22d. If that redoubt, which gave support to our left flank (that otherwise would have been "in air"), was worth a great sacrifice of life to recapture it, as ordered by Longstreet, then certainly it was in accord with the science of war to place two guns on the works to strengthen and protect the left flank of his army.[24]

I am tired of volunteering against gunboats any more, and declined having anything to do with the line defended by Gen. Hood because of a communication received from the general commanding saying I was "in charge of the river defenses." To have charge of the river defenses involves more or less the command of all the army. I really had officially nothing to do with the river defenses, only I voluntarily placed two large siege guns in position to be used in attacking any boats passing up or down the river. Connally's Regiment was a support for these two guns.

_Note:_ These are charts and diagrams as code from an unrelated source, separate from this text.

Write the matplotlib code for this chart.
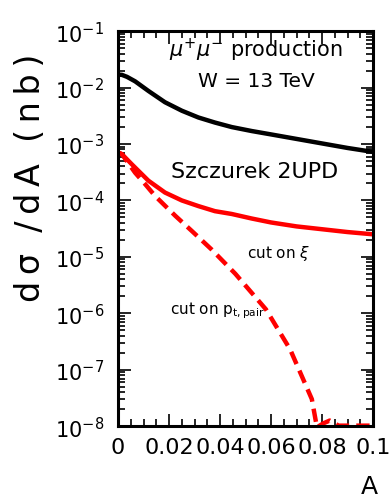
import numpy as np
import matplotlib
matplotlib.use("Agg")
import matplotlib.pyplot as plt
from matplotlib.ticker import MultipleLocator, LogLocator, NullFormatter

plt.rcParams['font.family'] = ['DejaVu Sans']
plt.rcParams['mathtext.fontset'] = 'dejavusans'

# values (log10 of dsigma/dA in nb)
a_black = [0.0, 0.0015, 0.0035, 0.0067, 0.0119, 0.0184, 0.025, 0.0315, 0.038, 0.0446, 0.0524,
           0.06, 0.07, 0.08, 0.09, 0.1]
log_black = [-1.77, -1.775, -1.81, -1.89, -2.06, -2.26, -2.41, -2.53, -2.62, -2.70, -2.77,
             -2.83, -2.91, -2.99, -3.07, -3.14]

a_solid = [0.0, 0.0015, 0.0054, 0.0119, 0.0184, 0.025, 0.0315, 0.038, 0.0446, 0.0524,
           0.06, 0.07, 0.08, 0.09, 0.1]
log_solid = [-3.15, -3.18, -3.36, -3.65, -3.86, -4.0, -4.10, -4.19, -4.24, -4.32,
             -4.39, -4.46, -4.51, -4.56, -4.60]

a_dash = [0.0, 0.0015, 0.0067, 0.0106, 0.0145, 0.0224, 0.0289, 0.0367, 0.046, 0.058,
          0.0675, 0.076, 0.078, 0.0805, 0.083, 0.0865, 0.1]
log_dash = [-3.15, -3.18, -3.51, -3.71, -3.92, -4.27, -4.54, -4.87, -5.3, -5.93,
            -6.64, -7.52, -8.02, -7.95, -7.9, -7.99, -7.99]

xticks = [0, 0.02, 0.04, 0.06, 0.08, 0.1]
xticklabels = ["0", "0.02", "0.04", "0.06", "0.08", "0.1"]


def spaced(s):
    # a little extra letter spacing, like the wide font of the original
    return "  ".join("\u2009".join(w) for w in s.split(" "))


def main():
    fig = plt.figure(figsize=(3.91, 5.02), dpi=100)
    ax = fig.add_axes([0.302, 0.149, 0.652, 0.787])

    ax.plot(a_black, 10 ** np.array(log_black), color="black", lw=3.2, solid_capstyle="butt")
    ax.plot(a_solid, 10 ** np.array(log_solid), color="red", lw=3.2, solid_capstyle="butt")
    ax.plot(a_dash, 10 ** np.array(log_dash), color="red", lw=3.2, ls=(0, (3.0, 1.6)),
            dash_capstyle="butt")

    ax.set_yscale("log")
    ax.set_xlim(0, 0.1)
    ax.set_ylim(1e-8, 1e-1)

    ax.set_xticks(xticks)
    ax.set_xticklabels(xticklabels)
    ax.xaxis.set_minor_locator(MultipleLocator(0.005))
    ax.yaxis.set_major_locator(LogLocator(base=10, numticks=20))
    ax.yaxis.set_minor_locator(LogLocator(base=10, subs=np.arange(2, 10), numticks=20))
    ax.yaxis.set_minor_formatter(NullFormatter())

    ax.tick_params(which="both", direction="in", top=True, right=True, width=1.2)
    ax.tick_params(which="major", length=9, labelsize=15, pad=10)
    ax.tick_params(which="minor", length=5)
    ax.tick_params(axis="x", which="major", labelsize=16, pad=8)
    for s in ax.spines.values():
        s.set_linewidth(2.2)

    ax.set_ylabel(spaced("dσ /dA (nb)"), fontsize=24)
    ax.yaxis.set_label_coords(-0.28, 0.63)
    ax.set_xlabel("A", fontsize=18)
    ax.xaxis.set_label_coords(0.985, -0.122)

    ax.text(0.541, 0.954, r"$\mu^{+}\mu^{-}$ production", transform=ax.transAxes,
            ha="center", va="center", fontsize=15)
    ax.text(0.541, 0.874, "W = 13 TeV", transform=ax.transAxes,
            ha="center", va="center", fontsize=14.5)
    ax.text(0.535, 0.646, "Szczurek 2UPD", transform=ax.transAxes,
            ha="center", va="center", fontsize=16)
    ax.text(0.505, 0.44, r"cut on $\xi$", transform=ax.transAxes,
            ha="left", va="center", fontsize=11)
    ax.text(0.204, 0.294, r"cut on p$_{\rm t,pair}$", transform=ax.transAxes,
            ha="left", va="center", fontsize=11)

    fig.savefig("out.png", dpi=100)


if __name__ == "__main__":
    main()
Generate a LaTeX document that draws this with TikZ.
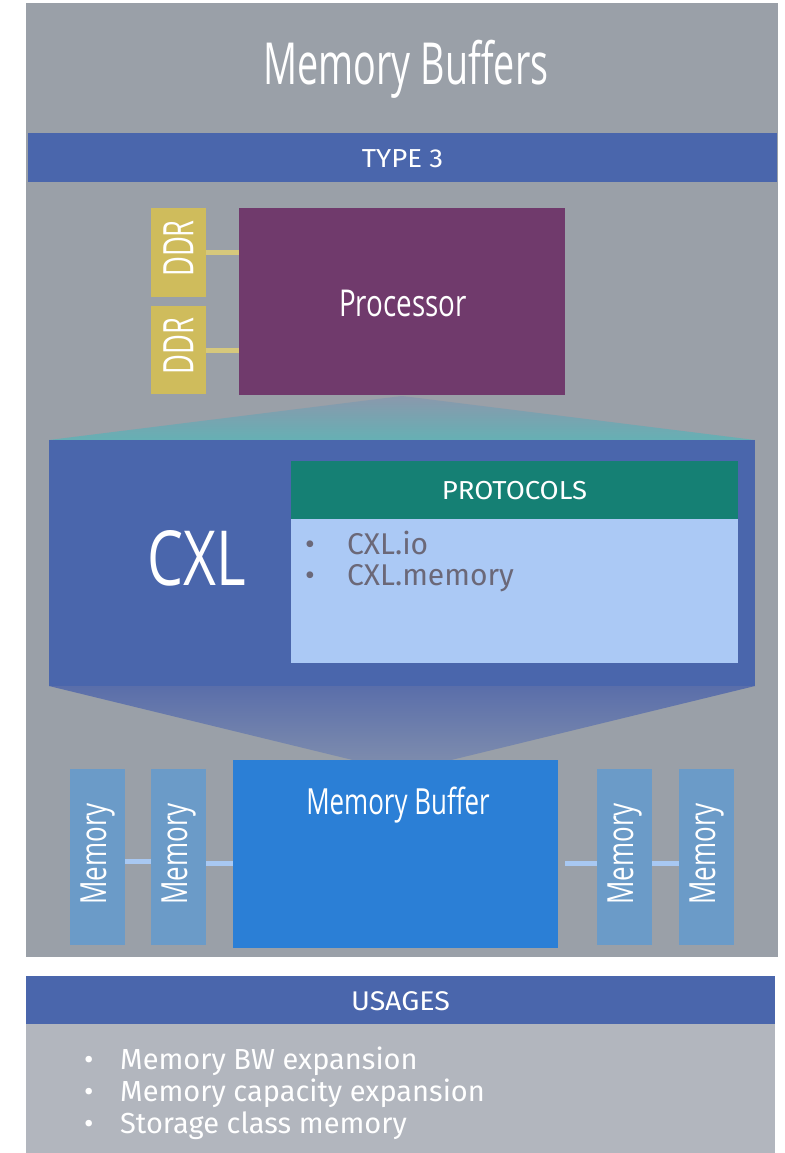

23d. Confined myself to the immediate command of my division, and took no more interest in Hood's line, and ordered Connally's Regiment to join his brigade.

24th and 25th. There was some skirmishing.

26th. Rode down with Gen. Longstreet to the Whitemarsh road. Gone all day. The line there is commanded by Gen. Armstead.

And now come the Richmond papers proclaiming: "From Suffolk—Gen. French lost Stribbling's battery." Mark you, no mention of the capture of the fort; no mention of the capture of the two companies that garrisoned it. It would not do to have it reported that the Yankees crossed the Nansemond yesterday and captured a fort on our side of the river by assault. The garrison, composed of two companies of the Forty-Fourth Alabama Regiment of Law's Brigade, Hood's Division, were taken prisoners and the two guns were lost. But it will not do to let this be known. No, no; write it down thus: "Yesterday Gen. French lost Stribbling's battery." The world is too busy to inquire, and the world will believe it. The truth is, I was never in the fort, never saw it. I had no authority over the garrison, and I was in no way responsible for the loss of the redoubt, the garrison, or guns.

The most remarkable feature of this little affair is the persistency with which headquarters proclaimed that "French lost Stribling's battery," and were silent about the infantry garrison captured, etc. I will give two letters here from the War Records:

Headquarters Near Suffolk, April 21, 1863.

Maj. Gen. D. H. Hill, Goldsboro.

Gen. Longstreet is closely engaged to-night, and he has asked me to write you briefly the particulars of the affair of Sunday night which resulted in the capture by the enemy of Stribbling's battery. Several batteries had been planted on the Nansemond to hold the river against the passage of gunboats and transports. Stribbling's occupied an old uninclosed work on Hill's Point, a tongue of land a little above the confluence of Western Branch and Nansemond. About dark on the evening of the 19th the enemy opened a severe fire from his field batteries planted opposite, and his gunboats above and below the fort, entirely sweeping with a cross fire the plain in the rear of the work. Under cover of this fire and darkness they landed a force, not more than one hundred and fifty strong, a very little distance from the fort, rushed upon its rear, and surprised and captured its garrison.